[This piece was originally posted on 27 June 2016.]
Previous posts have detailed casualty estimates by Trevor Dupuy or The Dupuy Institute (TDI) for the 1990-91 Gulf War and the 1995 intervention in Bosnia. Today I will detail TDI’s 2004 forecast for U.S. casualties in the Iraqi insurgency that began in 2003.
In April 2004, as simultaneous Sunni and Shi’a uprisings dramatically expanded the nascent insurgency in Iraq, the U.S. Army Center for Army Analysis (CAA) accepted an unsolicited proposal from TDI President and Executive Director Christopher Lawrence to estimate likely American casualties in the conflict. A four-month contract was finalized in August.
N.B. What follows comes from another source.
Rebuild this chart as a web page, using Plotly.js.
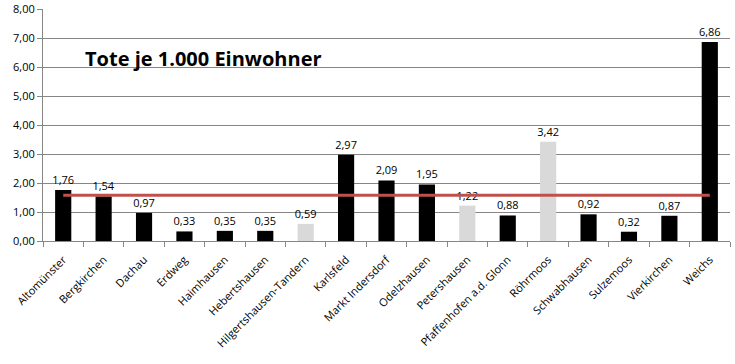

The methodology TDI adopted for the estimate was a comparative case study analysis based on a major data collection effort on insurgencies. 28 cases were selected for analysis based on five criteria:
- The conflict had to be post-World War II to facilitate data collection;
- It had to have lasted more than a year (as was already the case in Iraq);
- It had to be a developed nation intervening in a developing nation;
- The intervening nation had to have provided military forces to support or establish an indigenous government; and
- There had to be an indigenous guerilla movement (although it could have received outside help).
Extensive data was collected from these 28 cases, including the following ten factors used in the estimate:
- Country Area
- Orderliness
- Population
- Intervening force size
- Border Length
- Insurgency force size
- Outside support
- Casualty rate
- Political concept
- Force ratios
Initial analysis compared this data to insurgency outcomes, which revealed some startlingly clear patterns suggesting cause and effect relationships. From this analysis, TDI drew the following conclusions:
- It is difficult to control large countries.
- It is difficult to control large populations.
- It is difficult to control an extended land border.
- Limited outside support does not doom an insurgency.
- “Disorderly” insurgencies are very intractable and often successful insurgencies.
- Insurgencies with large intervening third-party counterinsurgent forces (above 95,000) often succeed.
- Higher combat intensities do not doom an insurgency.
In all, TDI assessed that the Iraqi insurgency fell into the worst category in nine of the ten factors analyzed. The outcome would hinge on one fundamental question: was the U.S. facing a regional, factional insurgency in Iraq or a widespread anti-intervention insurgency? Based on the data, if the insurgency was factional or regional, it would fail. If it became a nationalist revolt against a foreign power, it would succeed.
Based on the data and its analytical conclusions, TDI provided CAA with an initial estimate in December 2004, and a final version in January 2005:
- Insurgent force strength is probably between 20,000–60,000.
- This is a major insurgency.
- It is of medium intensity.
- It is a regional or factionalized insurgency and must remain that way.
- U.S. commitment can be expected to be relatively steady throughout this insurgency and will not be quickly replaced by indigenous forces.
- It will last around 10 or so years.
- It may cost the U.S. 5,000 to 10,000 killed.
- It may be higher.
- This assumes no major new problems in the Shiite majority areas.
When TDI made its estimate in December 2004, the conflict had already lasted 21 months, and U.S. casualties were 1,335 killed, 1,038 of them in combat.
When U.S. forces withdrew from Iraq in December 2011, the war had gone on for 105 months (8.7 years), and U.S. casualties had risen to 4,485 fatalities—3,436 in combat. The United Kingdom lost 180 troops killed and Coalition allies lost 139. There were at least 468 contractor deaths from a mix of nationalities. The Iraqi Army and police suffered at least 10,125 deaths. Total counterinsurgent fatalities numbered at least 15,397.
As of this date, the conflict in Iraq that began in 2003 remains ongoing.
NOTES
Christopher A. Lawrence, America’s Modern Wars: Understanding Iraq, Afghanistan and Vietnam (Philadelphia, PA: Casemate, 2015) pp. 11-31; Appendix I.